ON PETITION EOR RE-HEARING.
Hoyt, J.In the petition for re-hearing filed in this cause our attention is called to the fact that in our former opinion there was nothing said as to the motion of respondents to strike the statement of facts from the record and dismiss the appeal. Such omission was an inadvertence on the part of the judge who wrote the opinion. The court had arrived at the conclusion that the motion should be denied, and thereupon entered upon an investigation of the merits, and having come to a conclusion in regard thereto assigned the case, and the one to whom it was assigned proceeded at once to a consideration of the case upon the merits, overlooking the fact that a motion had been interposed. On that account we will here briefly state our reasons for denying such motion.

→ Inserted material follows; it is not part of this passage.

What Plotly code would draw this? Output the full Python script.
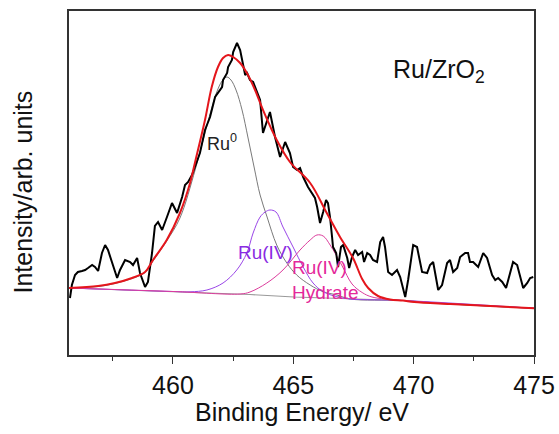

This court has frequently held that it will not dismiss an appeal or affirm a judgment on account of a defect in the appeal bond until the defect had been adjudged and an opportunity to amend given to appellant. If the bond in question is defective, its insufficiency could not be taken advantage of in the manner disclosed by the record.
The other branch of the motion grows out of the fact that the errors not originally a part of the record were made a part thereof by a paper entitled a bill of exceptions, and that this being so the statute applicable to the settlement of a bill of exceptions must apply to the making *391thereof a part of the record, and not that relating to the settlement of a statement of facts. The record discloses that the original notice was for the settlement of a statement of facts and a bill of exceptions, and the statement prepared and filed at the time such notice was given was so entitled, and we think that such notice and statement were sufficient to authorize the court to proceed as for the settlement of a statement of facts, and that that right was not taken away by reason of the fact that, at the suggestion of the court, in the final form to which the exceptions were reduced the paper was entitled and settled simply as a bill of exceptions. This would not be so if the certificate of the judge was not broad enough to make it a good certificate to a statement of facts, but it was thus broad.
The petition for re-hearing raises no new questions as to the merits of the case, and we do not deem it necessary to add anything to what was said in regard thereto.
Petition denied.
Dunbar, C. J., and Stiles, Anders and Scott, JJ., concur.